— TASK DETAILS —
Copy out the lines that include the word "this".

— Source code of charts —
#####
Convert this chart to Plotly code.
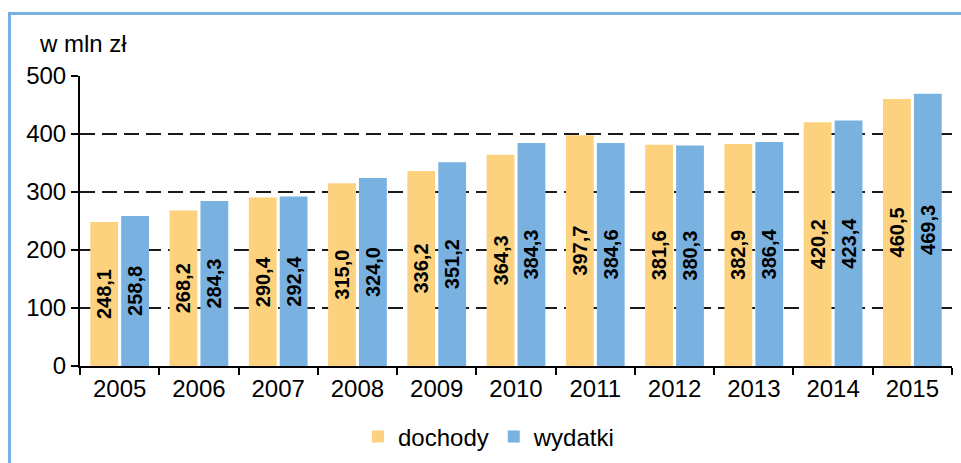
import plotly.graph_objects as go

years = ["2005", "2006", "2007", "2008", "2009", "2010", "2011", "2012", "2013", "2014", "2015"]
dochody = [248.1, 268.2, 290.4, 315.0, 336.2, 364.3, 397.7, 381.6, 382.9, 420.2, 460.5]
wydatki = [258.8, 284.3, 292.4, 324.0, 351.2, 384.3, 384.6, 380.3, 386.4, 423.4, 469.3]
y_ticks = [0, 100, 200, 300, 400, 500]

FONT = "Liberation Sans, Arial, sans-serif"
ORANGE = "#FCD27F"
BLUE = "#79B2E0"

fig = go.Figure()
for name, vals, col in [("dochody", dochody, ORANGE), ("wydatki", wydatki, BLUE)]:
    fig.add_trace(go.Bar(
        x=years, y=vals, name=name,
        marker=dict(color=col, line=dict(width=0)),
        texttemplate="<b>%{y:.1f}</b>",
        textposition="inside", insidetextanchor="middle",
        textangle=-90, constraintext="none",
        textfont=dict(family=FONT, size=20, color="black"),
    ))

W, H = 961, 463
L, R, T, B = 80, 9, 76, 97
pw, ph = W - L - R, H - T - B

def px(x):
    return (x - L) / pw

def py(y):
    return (H - B - y) / ph

fig.update_layout(
    width=W, height=H,
    margin=dict(l=L, r=R, t=T, b=B, autoexpand=False),
    paper_bgcolor="white", plot_bgcolor="white",
    separators=", ",
    barmode="group", bargap=0.22, bargroupgap=0.1,
    font=dict(family=FONT, size=24, color="black"),
    showlegend=True,
    legend=dict(orientation="h", x=px(489), xanchor="center", y=py(437), yanchor="middle",
                font=dict(size=24), bgcolor="rgba(0,0,0,0)", traceorder="normal"),
    xaxis=dict(showline=True, linecolor="black", linewidth=2, automargin=False,
               ticks="outside", tickson="boundaries", ticklen=7, tickwidth=2, tickcolor="black",
               tickfont=dict(size=24), showgrid=False),
    yaxis=dict(range=[0, 500], tickvals=y_ticks, showline=True, linecolor="black", linewidth=2,
               automargin=False,
               ticks="outside", ticklen=7, tickwidth=2, tickcolor="black",
               tickfont=dict(size=24), showgrid=True, gridcolor="#1a1a1a", gridwidth=2,
               griddash="15px,7px", zeroline=False),
    annotations=[dict(text="w mln zł", xref="paper", yref="paper", x=px(37), y=py(43),
                      xanchor="left", yanchor="middle", showarrow=False, font=dict(size=24))],
    shapes=[dict(type="rect", xref="paper", yref="paper",
                 x0=px(9.5), x1=px(990), y0=py(500), y1=py(13.5),
                 line=dict(color="#7AB0DE", width=3), fillcolor="rgba(0,0,0,0)", layer="above")],
)

fig.write_html("out.html", config={"displayModeBar": False},
               post_script="document.body.style.margin='0';document.body.style.overflow='hidden';")
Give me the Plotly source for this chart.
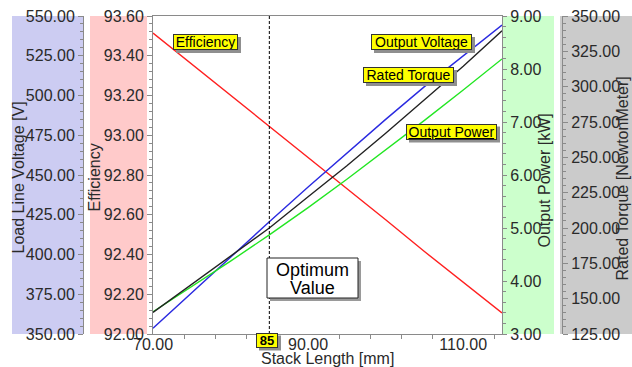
import plotly.graph_objects as go

# ---- data -------------------------------------------------------------
stack_length = [70, 75, 80, 85, 90, 95, 100, 105, 110, 115]          # mm
efficiency = [93.514, 93.358, 93.203, 93.047, 92.890, 92.735, 92.575, 92.415, 92.260, 92.106]
output_voltage = [353.6, 376.0, 398.4, 420.6, 442.4, 464.0, 485.0, 505.6, 525.0, 544.3]  # V
rated_torque = [140.3, 160.0, 180.0, 200.0, 222.1, 244.0, 267.0, 290.5, 314.5, 339.5]    # Nm
output_power = [3.42, 3.895, 4.375, 4.87, 5.385, 5.92, 6.47, 7.03, 7.605, 8.19]          # kW
optimum_length = 85

# ---- canvas geometry (pixels) -----------------------------------------
W, H = 632, 367
TOP, BOTTOM = 16, 334
FONT = "Liberation Sans, Arial, sans-serif"
AXIS_GRAY = "#8a8a8a"
TEXT = "#2a2a2a"


def px(x):
    return x / W


def py(y):
    return (BOTTOM - y) / (BOTTOM - TOP)


fig = go.Figure()
fig.add_trace(go.Scatter(x=stack_length, y=efficiency, yaxis="y", mode="lines",
                         line=dict(color="#ff2020", width=1.4), name="Efficiency"))
fig.add_trace(go.Scatter(x=stack_length, y=output_voltage, yaxis="y2", mode="lines",
                         line=dict(color="#2a2ae0", width=1.4), name="Output Voltage"))
fig.add_trace(go.Scatter(x=stack_length, y=output_power, yaxis="y3", mode="lines",
                         line=dict(color="#22e622", width=1.4), name="Output Power"))
fig.add_trace(go.Scatter(x=stack_length, y=rated_torque, yaxis="y4", mode="lines",
                         line=dict(color="#222222", width=1.4), name="Rated Torque"))

tickfont = dict(family=FONT, size=16, color=TEXT)


def yaxis(rng, dtick, **kw):
    d = dict(range=rng, tick0=rng[0], dtick=dtick, tickformat=".2f",
             ticks="outside", ticklen=5, tickcolor=AXIS_GRAY, tickwidth=1,
             showline=True, linecolor=AXIS_GRAY, linewidth=1,
             showgrid=False, zeroline=False, tickfont=tickfont,
             minor=dict(dtick=dtick / 5, tick0=rng[0], ticks="outside",
                        ticklen=3, tickcolor=AXIS_GRAY, showgrid=False),
             fixedrange=True)
    d.update(kw)
    return d


fig.update_layout(
    width=W, height=H,
    margin=dict(l=0, r=0, t=TOP, b=H - BOTTOM, autoexpand=False),
    paper_bgcolor="white", plot_bgcolor="white",
    showlegend=False,
    # labelled positions every 20 mm, tick marks every 4 mm (drawn as minor ticks)
    xaxis=dict(domain=[px(153), px(502)], range=[70, 115], tick0=70, dtick=20,
               tickformat=".2f", ticks="", ticklabelstandoff=-4,
               showline=True, linecolor=AXIS_GRAY, linewidth=1, mirror=True,
               showgrid=False, zeroline=False, tickfont=tickfont,
               minor=dict(dtick=4, tick0=70, ticks="outside", ticklen=4,
                          tickcolor=AXIS_GRAY, showgrid=False),
               fixedrange=True),
    yaxis=yaxis([92, 93.6], 0.2, anchor="x", side="left"),
    yaxis2=yaxis([350, 550], 25, anchor="free", position=px(83), side="left",
                 overlaying="y"),
    yaxis3=yaxis([3, 9], 1, anchor="x", side="right", overlaying="y", ticklen=4),
    yaxis4=yaxis([125, 350], 25, anchor="free", position=px(562), side="right",
                 overlaying="y"),
)

# coloured bands behind each value axis
bands = [(12, 83, "#ccccf2"), (90, 147, "#ffcaca"), (503, 554, "#ccffcc"), (560, 632, "#cbcbcb")]
for x0, x1, col in bands:
    fig.add_shape(type="rect", xref="paper", yref="paper", x0=px(x0), x1=px(x1),
                  y0=0, y1=1, fillcolor=col, line=dict(width=0), layer="below")

# marker line for the chosen stack length
fig.add_shape(type="line", xref="x", yref="paper", x0=optimum_length, x1=optimum_length,
              y0=0, y1=1, line=dict(color="black", width=1, dash="3px,2px"))

# "Optimum Value" callout box with drop shadow
fig.add_shape(type="rect", xref="paper", yref="paper", x0=px(270), x1=px(361),
              y0=py(301), y1=py(261), fillcolor="#9a9a9a", line=dict(width=0))
fig.add_shape(type="rect", xref="paper", yref="paper", x0=px(267), x1=px(358),
              y0=py(298), y1=py(258), fillcolor="white", line=dict(color="#222", width=1))
for txt, cy in [("Optimum", 269.5), ("Value", 287.5)]:
    fig.add_annotation(x=px(312.5), y=py(cy), xref="paper", yref="paper", text=txt,
                       showarrow=False, xanchor="center", yanchor="middle",
                       font=dict(family=FONT, size=18, color="black"))


def tag(text, cx, cy, w, h, size=14):
    # drop shadow behind the yellow label box
    ow, oh = w + 2, h + 2
    fig.add_shape(type="rect", xref="paper", yref="paper",
                  x0=px(cx - ow / 2 + 3), x1=px(cx + ow / 2 + 3),
                  y0=py(cy + oh / 2 + 3), y1=py(cy - oh / 2 + 3),
                  fillcolor="#8f8f8f", line=dict(width=0))
    fig.add_annotation(x=px(cx), y=py(cy), xref="paper", yref="paper", text=text,
                       showarrow=False, width=w, height=h, borderpad=0, borderwidth=1,
                       xanchor="center", yanchor="middle",
                       bgcolor="#ffff00", bordercolor="#333",
                       font=dict(family=FONT, size=size, color="black"))


tag("Efficiency", 205.5, 42, 63, 14)
tag("Output Voltage", 421.5, 42, 99, 14)
tag("Rated Torque", 408.5, 75, 89, 14)
tag('<span style="text-decoration:underline">Output Power</span>', 451.5, 131.5, 89, 14)
tag("<b>85</b>", 267, 340, 20, 13, size=13)

# axis titles
titles = [
    ("Load Line Voltage [V]", 17.5, 178, -90),
    ("Efficiency", 93.5, 178, -90),
    ("Output Power [kW]", 543.5, 181, -90),
    ("Rated Torque [NewtonMeter]", 621.5, 179, -90),
    ("Stack Length [mm]", 327, 358, 0),
]
for txt, cx, cy, ang in titles:
    fig.add_annotation(x=px(cx), y=py(cy), xref="paper", yref="paper", text=txt,
                       textangle=ang, showarrow=False, xanchor="center", yanchor="middle",
                       font=dict(family=FONT, size=16, color=TEXT))

fig.write_html("out.html")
#####
— PROBLEM SOLUTION —
Convert this chart to Plotly code.
Give me the Plotly source for this chart.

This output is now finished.